I can’t find one heating system that is touted as best in all situations, which is logical, since your electricity comes from coal and mine from hydro, your house may have three finished floors and other people have exposed pipes in the basement — It Depends. The web is here for you, though, and I’ve picked the U.S. Department of Energy’s Energy Efficiency and Renewable Energy site and the government of Ontario for your preliminary decision-making; for lists of the best furnaces/boilers, the American Council for an Energy-Efficient Economy. The EERE and Ontario are thorough, laying out all the choices and assisting you with charts, decision-making tips, contractor assistance, thoughts on fuel costs and environmental impact, and generally overwhelming (but useful) amounts of information. Fuel costs, installation costs, the infrastructure and layout of your home, and various soon-to-be-revealed other limitations will hopefully winnow your choices down until you know which system is best for you.
The simplest thing is probably and obviously to replace the current system with an updated version. Then, if you have biofuel available in your area (which you do), you can look into using that in your boiler instead of heating oil and do a little petroleum sidestepping if it works out. That’s a great option if it’s available to you. Natural gas burns cleaner than oil (or wood, pellets, or propane), so if the costs and boiler efficiencies work out, changing your fuel source to natural gas might make sense. Other common energy sources include solar, heat pumps, wood or pellet-fueled stoves or furnaces, and electricity. Electricity in your area is probably coal-generated and not so clean.
A drawback to deciding on any system other than a steam boiler is that you’ll have to replace the infrastructure that delivers the heat to the “conditioned” spaces. If you switch to a hot-water boiler in order to have hot-water radiators (one reason to make this choice is that hot-water boilers are apparently more efficient than steam), you will have to futz with the radiators if not outright replace them, and you may have to replace the pipes. If you wanted radiant floor heating and your joists aren’t exposed underneath, forget it. If you switch to a furnace and a forced-air system, you’ll need to install ducting and grates all over the house — I’ve learned from EERE that a reason to consider doing this is to have air conditioning as part of your central heating/cooling system.

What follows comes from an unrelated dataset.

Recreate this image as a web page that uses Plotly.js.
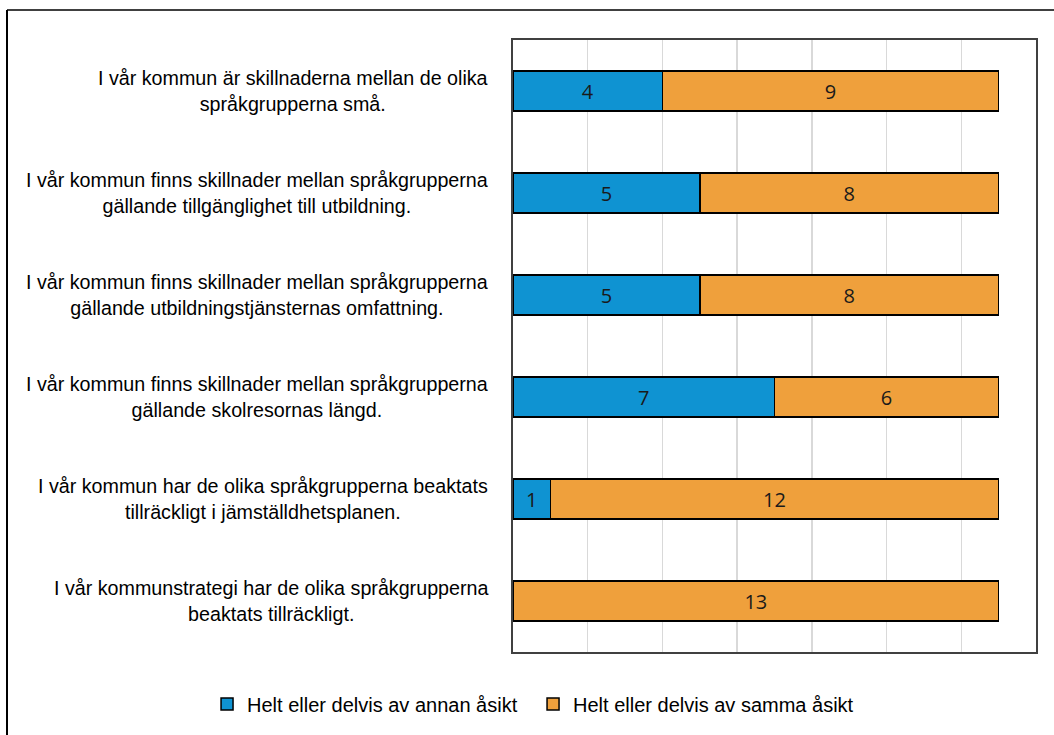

In sum, yes, there are other options you haven’t heard about, and you should look into it because I can’t even begin to do the topic justice. Set aside a good chunk of time to do so. When you do purchase a new heating system, be sure it is properly sized for your home. And before you have someone size your furnace or boiler, you want to do all the efficiency improvements, such as insulation, that reduce the BTUs required to heat your home. That’s what you want to do. Whether you will have the time and money to do it, who knows?